Week of Jan. 21 2019
Proper design is the essential essence of usability. Unfortunately, the everyday environment in which we live in does not always cater toward usability. Usability in our real world is often the result of trial and error, often resulting in products or artifacts which are hard to use. This topic deals with some basic principles of how and why controls and other artifacts found in everyday life are useful or useless. Following the principles which Norman lays out, one can design effective widgets to influence the user positively.
The reading provides a set of principles and guidelines which smart objects use to communicate with their users.

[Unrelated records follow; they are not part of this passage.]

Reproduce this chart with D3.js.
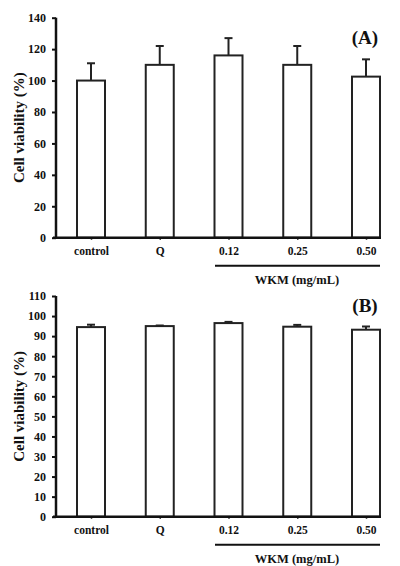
<!DOCTYPE html>
<html>
<head>
<meta charset="utf-8">
<script src="https://cdn.jsdelivr.net/npm/d3@7"></script>
<style>
  body { margin: 0; background: #fff; }
  text { font-family: "Liberation Serif", "Times New Roman", serif; font-weight: bold; fill: #111; }
</style>
</head>
<body>
<div id="chart"></div>
<script>
// groups on the x axis
const groups = ["control", "Q", "0.12", "0.25", "0.50"]

// panel A: mean and upper error
const meanA = [100, 110, 116, 110, 102.5]
const errA = [11, 12, 11, 12, 11]
const ticksA = [0, 20, 40, 60, 80, 100, 120, 140]

// panel B: mean and upper error
const meanB = [94.5, 95, 96.5, 94.7, 93.2]
const errB = [1.2, 0.3, 0.6, 0.9, 1.6]
const ticksB = [0, 10, 20, 30, 40, 50, 60, 70, 80, 90, 100, 110]

const width = 400, height = 566

const svg = d3.select("#chart").append("svg")
  .attr("width", width)
  .attr("height", height)

// draws one panel
function panel(top, bottom, maxY, ticks, means, errs, tag, tagY) {
  const x = d3.scalePoint().domain(groups).range([91, 366])
  const y = d3.scaleLinear().domain([0, maxY]).range([bottom, top])
  const barW = 28
  const g = svg.append("g")

  // bars
  g.selectAll("rect").data(means).enter().append("rect")
    .attr("x", (d, i) => x(groups[i]) - barW / 2)
    .attr("y", d => y(d))
    .attr("width", barW)
    .attr("height", d => y(0) - y(d))
    .attr("fill", "#fff")
    .attr("stroke", "#222")
    .attr("stroke-width", 2)

  // error bars (upper only)
  means.forEach((m, i) => {
    const cx = x(groups[i])
    g.append("line")
      .attr("x1", cx).attr("x2", cx)
      .attr("y1", y(m)).attr("y2", y(m + errs[i]))
      .attr("stroke", "#222").attr("stroke-width", 2)
    g.append("line")
      .attr("x1", cx - 4).attr("x2", cx + 4)
      .attr("y1", y(m + errs[i])).attr("y2", y(m + errs[i]))
      .attr("stroke", "#222").attr("stroke-width", 2)
  })

  // y axis
  const yAxis = g.append("g")
    .attr("transform", "translate(56,0)")
    .call(d3.axisLeft(y).tickValues(ticks).tickSize(4).tickPadding(6))
  yAxis.select(".domain").attr("stroke", "#111").attr("stroke-width", 2.5)
    .attr("d", `M0,${y(maxY)}V${y(0)}`)
  yAxis.selectAll(".tick line").attr("stroke", "#111").attr("stroke-width", 2)
  yAxis.selectAll(".tick text").style("font-size", "12px")

  // x axis
  const xAxis = g.append("g")
    .attr("transform", `translate(0,${y(0)})`)
    .call(d3.axisBottom(x).tickSize(2).tickPadding(7))
  xAxis.select(".domain").attr("stroke", "#111").attr("stroke-width", 2.5)
    .attr("d", "M53,0H381")
  xAxis.selectAll(".tick line").attr("stroke", "#111").attr("stroke-width", 1.5)
  xAxis.selectAll(".tick text").style("font-size", "11.5px")

  // WKM bracket
  g.append("line")
    .attr("x1", 215).attr("x2", 380)
    .attr("y1", y(0) + 28).attr("y2", y(0) + 28)
    .attr("stroke", "#111").attr("stroke-width", 2)
  g.append("text")
    .attr("x", 297).attr("y", y(0) + 46)
    .attr("text-anchor", "middle")
    .style("font-size", "12.5px")
    .text("WKM (mg/mL)")

  // y label
  g.append("text")
    .attr("transform", `translate(24,${(top + bottom) / 2}) rotate(-90)`)
    .attr("text-anchor", "middle")
    .style("font-size", "15px")
    .text("Cell viability (%)")

  // panel tag
  g.append("text")
    .attr("x", 365).attr("y", tagY)
    .attr("text-anchor", "middle")
    .style("font-size", "19px")
    .text(tag)
}

panel(17.7, 237.7, 140, ticksA, meanA, errA, "(A)", 44)
panel(296, 516.7, 110, ticksB, meanB, errB, "(B)", 312)
</script>
</body>
</html>
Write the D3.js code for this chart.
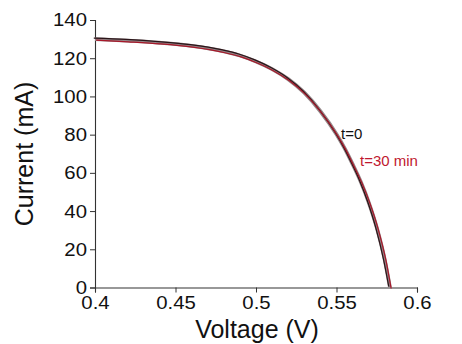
<!DOCTYPE html>
<html>
<head>
<meta charset="utf-8">
<script src="https://cdn.jsdelivr.net/npm/d3@7"></script>
<style>
  body { margin: 0; background: #fff; }
  text { font-family: "Liberation Sans", Arial, sans-serif; fill: #111; }
</style>
</head>
<body>
<svg id="chart" width="462" height="344"></svg>
<script>
// I-V curve
var voltage = [0.40, 0.42, 0.44, 0.46, 0.48, 0.49, 0.50, 0.51, 0.52, 0.53, 0.54, 0.55, 0.555, 0.56, 0.565, 0.57, 0.575, 0.58, 0.5832];
var current0 = [130, 129.3, 128.2, 126.6, 123.8, 121.7, 118.6, 114.6, 109.4, 102.3, 92.6, 80.5, 73.2, 64.8, 55.6, 44.6, 31.2, 14.0, 0];
var current30 = [130, 129.1, 128.0, 126.3, 123.4, 121.2, 118.0, 114.0, 108.7, 101.6, 91.9, 79.9, 72.7, 64.3, 55.3, 44.6, 31.5, 14.6, 0];
var xTicks = [0.4, 0.45, 0.5, 0.55, 0.6];
var yTicks = [0, 20, 40, 60, 80, 100, 120, 140];

var svg = d3.select("#chart");
var mLeft = 95, mRight = 417, mTop = 20, mBottom = 287.5;

var x = d3.scaleLinear().domain([0.4, 0.6]).range([mLeft, mRight]);
var y = d3.scaleLinear().domain([0, 140]).range([mBottom, mTop]);

var xAxis = svg.append("g")
    .attr("transform", "translate(0," + mBottom + ")")
    .call(d3.axisBottom(x).tickValues(xTicks).tickSize(5).tickPadding(3)
        .tickFormat(function (d) { return String(+d.toFixed(2)); }));
var yAxis = svg.append("g")
    .attr("transform", "translate(" + mLeft + ",0)")
    .call(d3.axisLeft(y).tickValues(yTicks).tickSize(5).tickPadding(3));

[xAxis, yAxis].forEach(function (g) {
    g.select(".domain").attr("stroke", "#333").attr("stroke-width", 1.1);
    g.selectAll(".tick line").attr("stroke", "#333");
    g.selectAll(".tick text").style("font-size", "18.5px").attr("fill", "#111");
});
// tick labels in the original are a little wider
xAxis.selectAll(".tick text").attr("transform", "scale(1.1,1)");
yAxis.selectAll(".tick text").each(function () {
    var t = d3.select(this);
    var xx = +t.attr("x");
    t.attr("transform", "translate(" + xx + ",0) scale(1.1,1)").attr("x", 0);
});

var line = d3.line().x(function (d, i) { return x(voltage[i]); }).y(function (d) { return y(d); }).curve(d3.curveMonotoneX);

// grey band between the two traces
svg.append("path").datum(current0.map(function (c, i) { return (c + current30[i]) / 2; }))
    .attr("d", line).attr("fill", "none").attr("stroke", "#948688").attr("stroke-width", 3.8);
svg.append("path").datum(current0)
    .attr("d", line).attr("fill", "none").attr("stroke", "#2a1418").attr("stroke-width", 1.2)
    .attr("transform", "translate(-1.2,-1)");
svg.append("path").datum(current30)
    .attr("d", line).attr("fill", "none").attr("stroke", "#a8182a").attr("stroke-width", 1.2)
    .attr("transform", "translate(1.2,1)");

svg.append("text").attr("x", 341).attr("y", 139).style("font-size", "15px").text("t=0");
svg.append("text").attr("x", 360).attr("y", 166).style("font-size", "15px")
    .style("fill", "#c0182f").text("t=30 min");

svg.append("text").attr("x", 257).attr("y", 338).attr("text-anchor", "middle")
    .style("font-size", "25px").text("Voltage (V)");
svg.append("text").attr("transform", "translate(33,154) rotate(-90)").attr("text-anchor", "middle")
    .style("font-size", "25px").text("Current (mA)");
</script>
</body>
</html>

This university is full of objects and artifacts which are hard to use. Why? Based on the readings, scour the university for examples of good and bad designs. Why are these good or bad? What makes the artifact hard to use? What should be done to improve a bad design.
During the seminar, you will be asked to provide examples of your findings. These will be used for discussion purposes. Come prepared with a floor plan, photo or some other visual aid to help the group understand what you are talking about. You will be asked to present your finding. The discussion should relate to, and be relevant to the readings. In particular, the seminar leader may ask for specific cases where the design promotes or hinders usability.
Marks will be awarded for presentation, preparation and participation in the discussion which exhibit emulsion into the subject matter. Students who do not come prepared can expect a low participation mark.